>> Start

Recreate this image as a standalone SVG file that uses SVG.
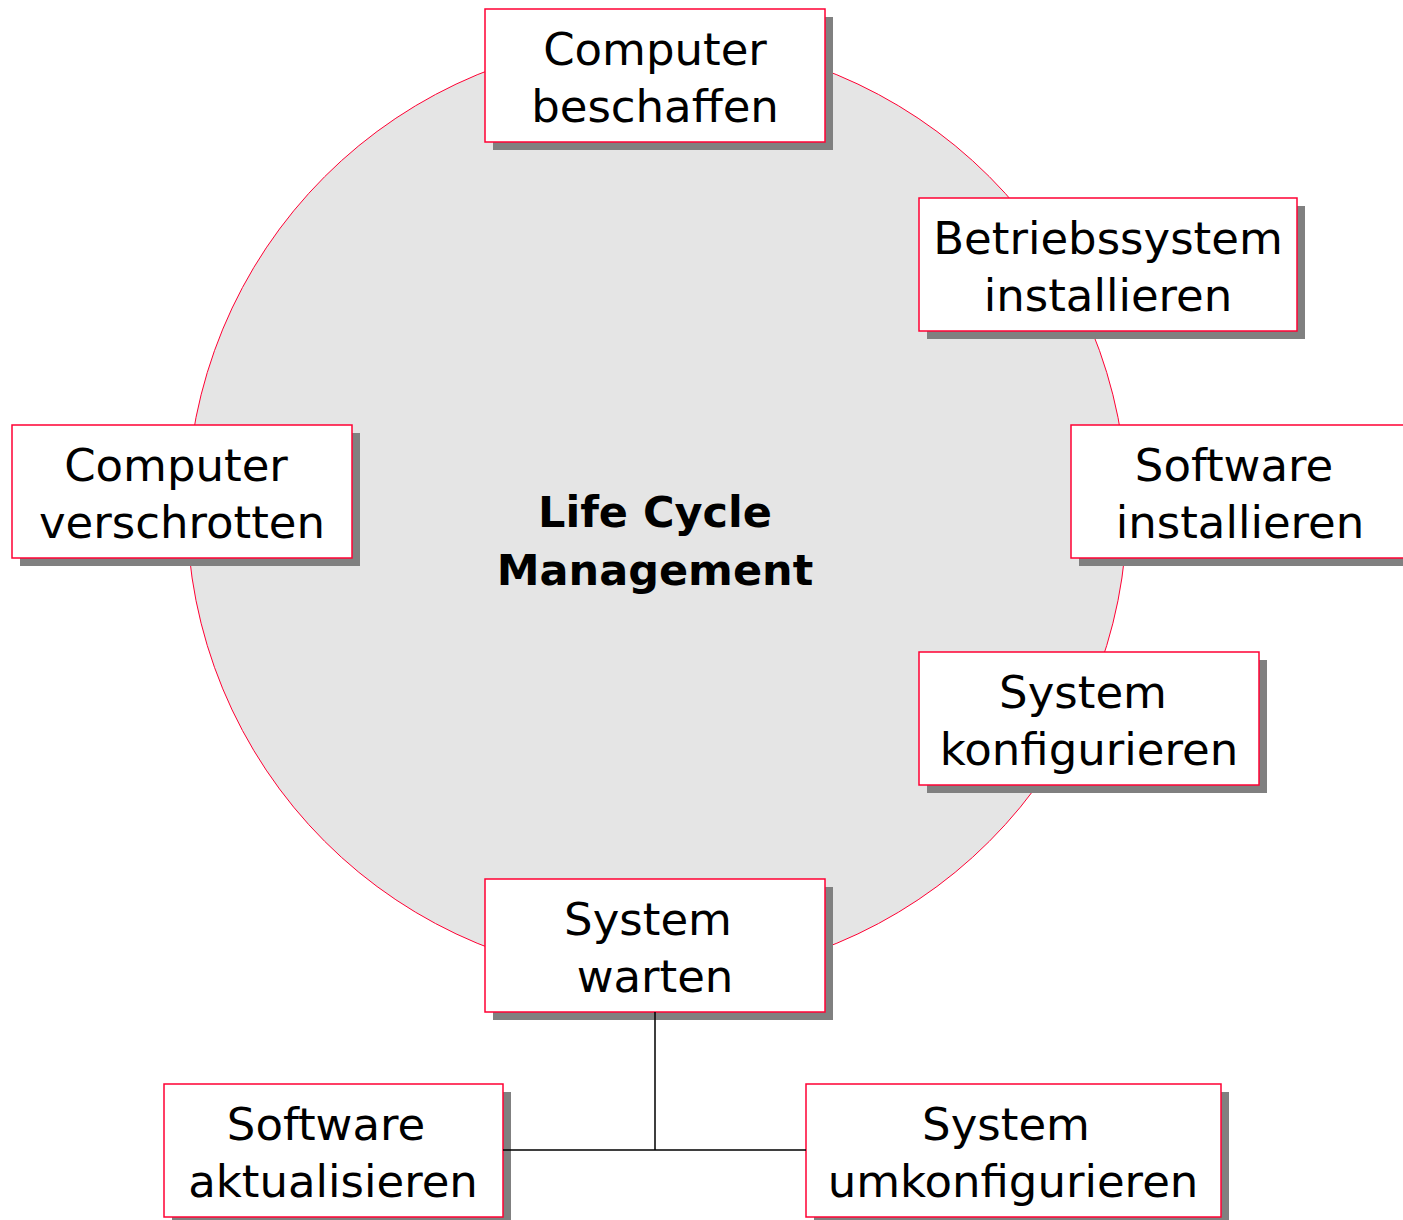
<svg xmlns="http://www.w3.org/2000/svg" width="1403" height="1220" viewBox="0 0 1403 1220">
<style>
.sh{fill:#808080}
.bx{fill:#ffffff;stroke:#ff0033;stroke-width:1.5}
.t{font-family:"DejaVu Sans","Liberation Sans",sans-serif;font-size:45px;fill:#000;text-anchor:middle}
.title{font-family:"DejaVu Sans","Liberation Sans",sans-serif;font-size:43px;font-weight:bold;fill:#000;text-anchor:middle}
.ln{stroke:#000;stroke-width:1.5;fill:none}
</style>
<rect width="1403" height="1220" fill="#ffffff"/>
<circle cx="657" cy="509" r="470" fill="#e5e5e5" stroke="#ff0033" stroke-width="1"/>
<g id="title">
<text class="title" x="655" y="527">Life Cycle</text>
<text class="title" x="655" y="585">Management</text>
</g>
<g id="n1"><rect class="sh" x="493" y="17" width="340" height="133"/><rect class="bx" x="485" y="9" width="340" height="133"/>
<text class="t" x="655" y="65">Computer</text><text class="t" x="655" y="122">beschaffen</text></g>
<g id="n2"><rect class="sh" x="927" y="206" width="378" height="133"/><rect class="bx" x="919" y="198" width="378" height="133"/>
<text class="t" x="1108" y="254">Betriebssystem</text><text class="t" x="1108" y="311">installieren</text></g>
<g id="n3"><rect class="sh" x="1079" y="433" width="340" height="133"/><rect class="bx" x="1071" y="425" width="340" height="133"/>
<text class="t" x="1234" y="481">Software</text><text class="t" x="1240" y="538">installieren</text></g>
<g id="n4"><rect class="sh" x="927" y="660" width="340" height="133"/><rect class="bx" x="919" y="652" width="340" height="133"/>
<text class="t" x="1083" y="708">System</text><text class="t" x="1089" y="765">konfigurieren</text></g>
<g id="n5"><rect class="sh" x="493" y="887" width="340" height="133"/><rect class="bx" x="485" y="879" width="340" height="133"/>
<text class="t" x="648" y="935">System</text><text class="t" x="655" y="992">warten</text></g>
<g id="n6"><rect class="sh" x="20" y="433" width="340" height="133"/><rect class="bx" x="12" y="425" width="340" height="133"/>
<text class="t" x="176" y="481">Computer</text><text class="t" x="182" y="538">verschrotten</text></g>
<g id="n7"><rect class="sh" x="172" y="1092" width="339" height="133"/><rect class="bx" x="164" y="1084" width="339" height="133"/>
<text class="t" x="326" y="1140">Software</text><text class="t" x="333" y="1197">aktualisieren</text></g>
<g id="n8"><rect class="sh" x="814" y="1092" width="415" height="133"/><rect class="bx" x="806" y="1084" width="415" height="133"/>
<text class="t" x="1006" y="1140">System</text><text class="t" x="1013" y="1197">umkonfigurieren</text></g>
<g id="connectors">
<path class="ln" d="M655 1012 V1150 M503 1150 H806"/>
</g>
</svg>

>> End

## TASK PROMPT
Omit the pictures, and quote the material above exactly as given.

## WRITTEN ANSWER
Recreate this image as a standalone SVG file that uses SVG.
<svg xmlns="http://www.w3.org/2000/svg" width="1403" height="1220" viewBox="0 0 1403 1220">
<style>
.sh{fill:#808080}
.bx{fill:#ffffff;stroke:#ff0033;stroke-width:1.5}
.t{font-family:"DejaVu Sans","Liberation Sans",sans-serif;font-size:45px;fill:#000;text-anchor:middle}
.title{font-family:"DejaVu Sans","Liberation Sans",sans-serif;font-size:43px;font-weight:bold;fill:#000;text-anchor:middle}
.ln{stroke:#000;stroke-width:1.5;fill:none}
</style>
<rect width="1403" height="1220" fill="#ffffff"/>
<circle cx="657" cy="509" r="470" fill="#e5e5e5" stroke="#ff0033" stroke-width="1"/>
<g id="title">
<text class="title" x="655" y="527">Life Cycle</text>
<text class="title" x="655" y="585">Management</text>
</g>
<g id="n1"><rect class="sh" x="493" y="17" width="340" height="133"/><rect class="bx" x="485" y="9" width="340" height="133"/>
<text class="t" x="655" y="65">Computer</text><text class="t" x="655" y="122">beschaffen</text></g>
<g id="n2"><rect class="sh" x="927" y="206" width="378" height="133"/><rect class="bx" x="919" y="198" width="378" height="133"/>
<text class="t" x="1108" y="254">Betriebssystem</text><text class="t" x="1108" y="311">installieren</text></g>
<g id="n3"><rect class="sh" x="1079" y="433" width="340" height="133"/><rect class="bx" x="1071" y="425" width="340" height="133"/>
<text class="t" x="1234" y="481">Software</text><text class="t" x="1240" y="538">installieren</text></g>
<g id="n4"><rect class="sh" x="927" y="660" width="340" height="133"/><rect class="bx" x="919" y="652" width="340" height="133"/>
<text class="t" x="1083" y="708">System</text><text class="t" x="1089" y="765">konfigurieren</text></g>
<g id="n5"><rect class="sh" x="493" y="887" width="340" height="133"/><rect class="bx" x="485" y="879" width="340" height="133"/>
<text class="t" x="648" y="935">System</text><text class="t" x="655" y="992">warten</text></g>
<g id="n6"><rect class="sh" x="20" y="433" width="340" height="133"/><rect class="bx" x="12" y="425" width="340" height="133"/>
<text class="t" x="176" y="481">Computer</text><text class="t" x="182" y="538">verschrotten</text></g>
<g id="n7"><rect class="sh" x="172" y="1092" width="339" height="133"/><rect class="bx" x="164" y="1084" width="339" height="133"/>
<text class="t" x="326" y="1140">Software</text><text class="t" x="333" y="1197">aktualisieren</text></g>
<g id="n8"><rect class="sh" x="814" y="1092" width="415" height="133"/><rect class="bx" x="806" y="1084" width="415" height="133"/>
<text class="t" x="1006" y="1140">System</text><text class="t" x="1013" y="1197">umkonfigurieren</text></g>
<g id="connectors">
<path class="ln" d="M655 1012 V1150 M503 1150 H806"/>
</g>
</svg>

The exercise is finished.